When developing a strategy for any business ‘competition’ plays a major role. Often though, this term is viewed with too narrow a scope. In the fight for market share, your ‘competition’ is not only your rivals, but rather the underlying economic forces of your industry.
Before deciding on a strategy for your business it is important to do some research on your industry. Why is the industry structured the way it is? What competitive forces within the industry are influencing this structure? How can I profitability position myself in this industry? Porter’s 5 Forces is a simple, yet powerful model that can help you answer these questions.
Porter’s 5 Forces is a tool used to assess the level of competitive intensity within an industry. Understanding this is important to help you to determine the attractiveness of an industry, and by recognising these things that can affect your profitability within the industry, you will be able to adjust your strategy accordingly.

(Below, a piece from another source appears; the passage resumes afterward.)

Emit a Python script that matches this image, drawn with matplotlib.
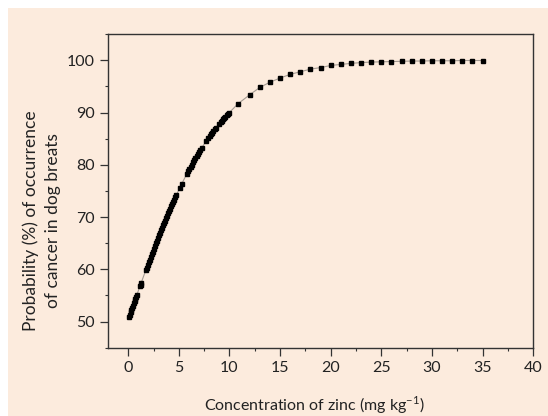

So what are these 5 forces?
This refers to the quantity and quality of your competitors. How many competitors do you have? How does their product quality compare to yours?
In industries where rivalry is fierce, your suppliers and buyers can always go elsewhere if they aren’t getting the best deal from you. However, in industries where competitive rivalry is limited, which can be due to being in a niche market, product differentiation, brand loyalty and more, you’ll likely hold a strong and profitable position in the market. Keep in mind though, the threat of new entrants in such markets.
Threat of New Entrants
Other business’s ability to enter into your industry can affect your position within it. Consider how easy it is for rivals to come into your industry. How much does it cost? How securely is your sector regulated?
A notably profitable industry which takes little effort and financial input to enter will attract new entrants, which in turn will increase the competitive rivalry and decrease the profitability of existing businesses. However, if there are strong barriers to entry, such as patents and government regulations, you will be able to achieve a more favourable position.
Threat of Substitution
This refers to the likelihood of your customers finding an alternative to your product. The more products there are in an industry, the more likely your customers will be drawn to an alternative choice, which can threaten your business’s profitability. Ask yourself the following questions: How many substitutable products are there for your own? Is there a clear differentiation between your product and theirs? Is there a cost to the buyer for switching?
Supplier power is determined by how easily your suppliers can increase their prices. Consider the following: how many potential suppliers does your business have? Is there a level of differentiation between suppliers? Is there a cost to switch between suppliers?
The more potential suppliers you have, the easier it will be for you to switch to a cheaper substitute. However, the fewer suppliers there are, and the more you rely on them, the stronger their position and ability to charge you more. This can impact your business’s profitability.
Buyer power refers to how easily your buyers can drive down your prices. This is determined by the following: How many buyers do you have? What are their order quantities? Is there a bigger cost for them to switch to one of your rivals?
Your buyers have higher bargaining power when supply outweighs demand in your industry. This gives buyers the ability to urge suppliers to offer higher quality products at lower prices. This buyer power is decreased however, when demand outweighs supply.
From this industry assessment you will be able to identify your business’s strengths and weaknesses and how they relate to your ability to overcome these competitive forces, to help create your business strategy. The key to a profitable business is to assert an industry position that is less susceptible to head-on attacks from industry rivals, new or existing, and to any losses from the direction of buyers, suppliers and substitutes. Establishing such a position can result from many different factors, such as product differentiation, strong product branding, and building strong customer relationships.